Das alles bestätigt den Eindruck, dass die ÖVP, die Grundsatzprogramme schreibt, mit der ÖVP, die den Sozialisten ständig nachgibt, absolut nichts zu tun hat.

Und wo bleibt das Positive?

Der Grant über diese Doppelzüngigkeit ist groß. Und ebenso der Ärger, dass die ÖVP ihre eigenen positiven Ansätze – eine echte direkte Demokratie und die Auswahl der Mandatare rein auf Grund der Vorzugsstimmen – eiskalt entsorgt hat. Das zeigt die Macht des herrschenden Funktionärs-Apparats. Dennoch soll das Positive nicht ganz übersehen werden:

  • Positiv ist das Verlangen nach staatlichen Sanktionen für jene (Eltern), die gegen zusätzliche Bildungsmaßnahmen für ihre Kinder sind.
  • Positiv ist der Verweis bei der Kulturförderung auf das private Engagement; das kann nur heißen, dass es keine Erhöhung der Steuergelder für die Kulturszene geben soll.
  • Positiv ist das nun doch sehr klare Bekenntnis zum Gymnasium.
  • Positiv ist die mutige Infragestellung der Neutralität (auch wenn diese noch immer sehr populär ist).
  • Positiv und mutig ist das Bekenntnis zum ungeborenen Leben.
  • Positiv ist der Akzent auf mehr Selbstbehalte im Gesundheitsbereich.

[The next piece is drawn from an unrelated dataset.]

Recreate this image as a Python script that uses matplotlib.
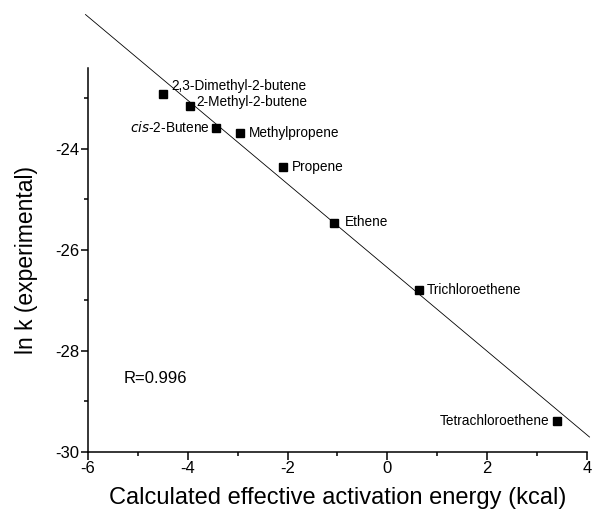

Viele dieser Punkte zeigen, dass die ÖVP auch zu Unpopulärem den Mut hat. Das ist sehr lobenswert. Umso unverständlicher ist es aber, dass sie in den populären Punkten (Direkte Demokratie und Wahlrecht) einen Rückzieher macht.

Oder eigentlich ist es doch verständlich: In diesen Punkten geht es ja um die Macht der Funktionäre. Da wird beinhart jeder Funke an Erneuerung ausgetreten.

PS.: Wer gefürchtet hat, Gesellschaftsveränderung und Geldverschwendung machen nach dem Umverteilungspaket eine Schnaufpause, kann beruhigt aufatmen. Es gibt schon wieder neues, offenbar dringend Notwendiges: den arbeitsfreien „Papamonat“ nun auch für homosexuelle Partner. Also wieder kann die Mitterlehner-ÖVP erfreut abhaken: Auch heute schön progressiv gewesen; auch heute die letzten verbliebenen eigenen Wähler provoziert.

PPS.: Kleiner Vorschlag für die nächste progressive Tat (ganz ohne Beraterhonorar): Man könnte doch die Vervielfachung der Grunderwerbssteuer für homosexuelle Paare außer Kraft setzen.